The holes of the title are being dug throughout a parched Texas landscape by the young campmates at Green Lake, a correctional centre for juvenile offenders. The purpose of the digging is ostensibly to build character but the adults in charge of the facility – Mr Sir (Jon Voight), Dr Pendanski (Tim Blake Nelson), and the fearsome Warden (Sigourney Weaver) – seem to take an unusually enthusiastic interest in any artefacts unearthed as a result of the labour of their young charges’. One child in particular, the falsely interned Stanley Yelnats (Shia LaBeouf), is intrigued by the warden’s motives. His unjust incarceration is no surprise to him because the men in his family have been cursed ever since an ancestor defied the mysterious Madame Zeroni (Eartha Kitt) in Eighteenth Century Latvia, but as Stanley gradually unravels the secret of Camp Green Lakes’ holes he also, unknowingly, edges ever closer to emancipating his family from the hex that plagues them.
HOLES is an intelligent and well-crafted mystery adventure.
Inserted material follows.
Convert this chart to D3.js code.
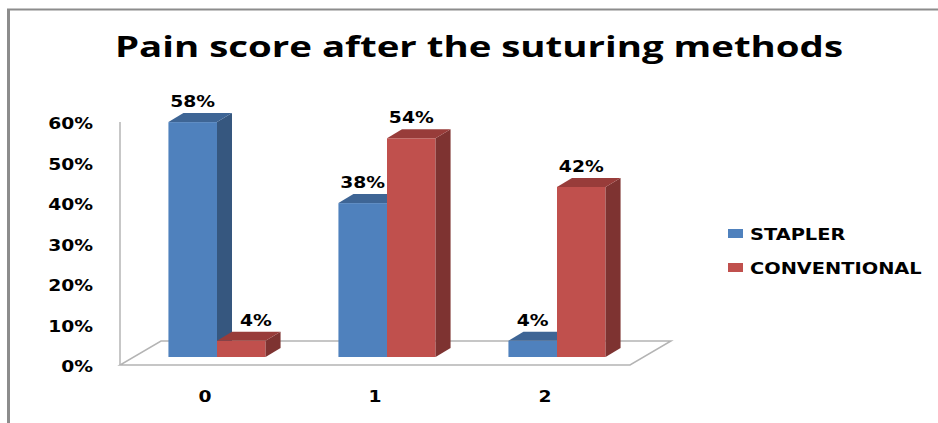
<!DOCTYPE html>
<html>
<head>
<meta charset="utf-8">
<script src="https://cdn.jsdelivr.net/npm/d3@7"></script>
<style>
  html, body { margin: 0; padding: 0; background: #fff; }
  svg { display: block; }
</style>
</head>
<body>
<svg id="chart" width="938" height="423"></svg>
<script>
const title = "Pain score after the suturing methods";
const categories = ["0", "1", "2"];
const seriesNames = ["STAPLER", "CONVENTIONAL"];
const stapler = [0.58, 0.38, 0.04];
const conventional = [0.04, 0.54, 0.42];
const yTicks = [0, 0.1, 0.2, 0.3, 0.4, 0.5, 0.6];

const colors = {
  STAPLER: { front: "#4F81BD", side: "#36577F", top: "#3E6595" },
  CONVENTIONAL: { front: "#C0504D", side: "#7E3331", top: "#983C3A" }
};

const svg = d3.select("#chart");
const W = 938, H = 423;
const numFont = "'DejaVu Sans', Verdana, sans-serif";
const sx = 1.25;

// frame
svg.append("line").attr("x1", 8.5).attr("x2", 8.5).attr("y1", 9).attr("y2", H)
  .attr("stroke", "#8c8c8c").attr("stroke-width", 3);
svg.append("line").attr("x1", 7).attr("x2", W).attr("y1", 9.5).attr("y2", 9.5)
  .attr("stroke", "#8c8c8c").attr("stroke-width", 2);

// title
svg.append("text")
  .attr("x", 479).attr("y", 57)
  .attr("text-anchor", "middle")
  .attr("font-family", "'Open Sans', 'Noto Sans', sans-serif")
  .attr("font-weight", 700)
  .attr("font-size", 29)
  .attr("textLength", 728)
  .attr("lengthAdjust", "spacingAndGlyphs")
  .attr("fill", "#000")
  .text(title);

// scales
const x0 = d3.scaleBand().domain(categories).range([120, 630]).padding(0);
const x1 = d3.scaleBand().domain(seriesNames).range([0, x0.bandwidth()])
  .paddingInner(0).paddingOuter(0.75);
const y = d3.scaleLinear().domain([0, 0.6]).range([365, 122]);

// floor geometry
const floorDX = 41, floorDY = -24;
const barShiftX = 12, barShiftY = -8;
const depthX = 15, depthY = -9;

const [fx0, fx1] = x0.range();
const fy = y(0);
svg.append("path")
  .attr("d", `M${fx0},${fy} L${fx1},${fy} L${fx1 + floorDX},${fy + floorDY} L${fx0 + floorDX},${fy + floorDY} Z`)
  .attr("fill", "#fff")
  .attr("stroke", "#b4b4b4")
  .attr("stroke-width", 1.5);

// vertical axis line
svg.append("line")
  .attr("x1", fx0).attr("x2", fx0)
  .attr("y1", y(0.6)).attr("y2", y(0))
  .attr("stroke", "#b4b4b4").attr("stroke-width", 1.5);

// y axis
const fmt = d3.format(".0%");
const yAxis = d3.axisLeft(y).tickValues(yTicks).tickFormat(fmt).tickSize(0).tickPadding(0);
const gy = svg.append("g").attr("transform", "translate(93,6.5)").call(yAxis);
gy.select(".domain").remove();
gy.selectAll("text")
  .attr("font-family", numFont).attr("font-weight", "bold").attr("font-size", 15)
  .attr("fill", "#000").attr("dy", "0").attr("x", 0)
  .attr("transform", `scale(${sx},1)`);

// x axis (category labels at floor front)
const xAxis = d3.axisBottom(x0).tickSize(0).tickPadding(0);
const gx = svg.append("g").attr("transform", "translate(0,402)").call(xAxis);
gx.select(".domain").remove();
gx.selectAll("text")
  .attr("font-family", numFont).attr("font-weight", "bold").attr("font-size", 15)
  .attr("fill", "#000").attr("dy", "0").attr("y", 0)
  .attr("transform", `scale(${sx},1)`);

// bars
const data = categories.map((c, i) => ({
  cat: c,
  values: [
    { s: "STAPLER", v: stapler[i] },
    { s: "CONVENTIONAL", v: conventional[i] }
  ]
}));

const barsG = svg.append("g");
const labels = [];
data.forEach(d => {
  let prev = null;
  d.values.forEach(b => {
    const left = x0(d.cat) + x1(b.s) + barShiftX;
    const w = x1.bandwidth();
    const top = y(b.v) + barShiftY;
    const bottom = y(0) + barShiftY;
    const c = colors[b.s];
    barsG.append("rect").attr("x", left).attr("y", top).attr("width", w).attr("height", bottom - top)
      .attr("fill", c.front);
    barsG.append("path")
      .attr("d", `M${left + w},${top} L${left + w + depthX},${top + depthY} L${left + w + depthX},${bottom + depthY} L${left + w},${bottom} Z`)
      .attr("fill", c.side);
    barsG.append("path")
      .attr("d", `M${left},${top} L${left + depthX},${top + depthY} L${left + w + depthX},${top + depthY} L${left + w},${top} Z`)
      .attr("fill", c.top);

    labels.push({ text: fmt(b.v), cx: left + w / 2, y: top - 15, top, prev });
    prev = { right: left + w + depthX, top };
  });
});

const lg = svg.append("g");
labels.forEach(l => {
  const t = lg.append("text")
    .attr("font-family", numFont).attr("font-weight", "bold").attr("font-size", 15)
    .attr("fill", "#000").attr("text-anchor", "middle")
    .text(l.text);
  let cx = l.cx;
  const tw = t.node().getComputedTextLength() * sx;
  if (l.prev && l.prev.top < l.y && cx - tw / 2 < l.prev.right + 8) {
    cx = l.prev.right + 8 + tw / 2;
  }
  t.attr("transform", `translate(${cx},${l.y}) scale(${sx},1)`);
});

// legend
const legend = svg.append("g");
seriesNames.forEach((s, i) => {
  const yy = 240 + i * 34;
  legend.append("rect").attr("x", 728).attr("y", yy - 11).attr("width", 15).attr("height", 9)
    .attr("fill", colors[s].front);
  legend.append("text")
    .attr("transform", `translate(750,${yy}) scale(${sx},1)`)
    .attr("font-family", numFont).attr("font-weight", "bold").attr("font-size", 15.5)
    .attr("fill", "#000")
    .text(s);
});
</script>
</body>
</html>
It is essentially a SHAWSHANK REDEMPTION for kids, as the indomitable spirit of the wrongly imprisoned hero helps him to survive and, ultimately, conquer the rigours of his punishment. The adult stars enjoy themselves without resorting to unnecessary hamming (although it is a shame that the characters portrayed by Weaver and Voight are forced to act like a pair of unmasked Scooby-Doo villains at the end of the film), and although older viewers may find it hard to accept the occasions when reality is kept firmly at arm’s length (especially in the far too neat tidying up of loose ends at the film’s conclusion), HOLES treats its audience with intelligence and a refreshing lack of condescension and should thus appeal to all, particularly the 10-15 year-old age range.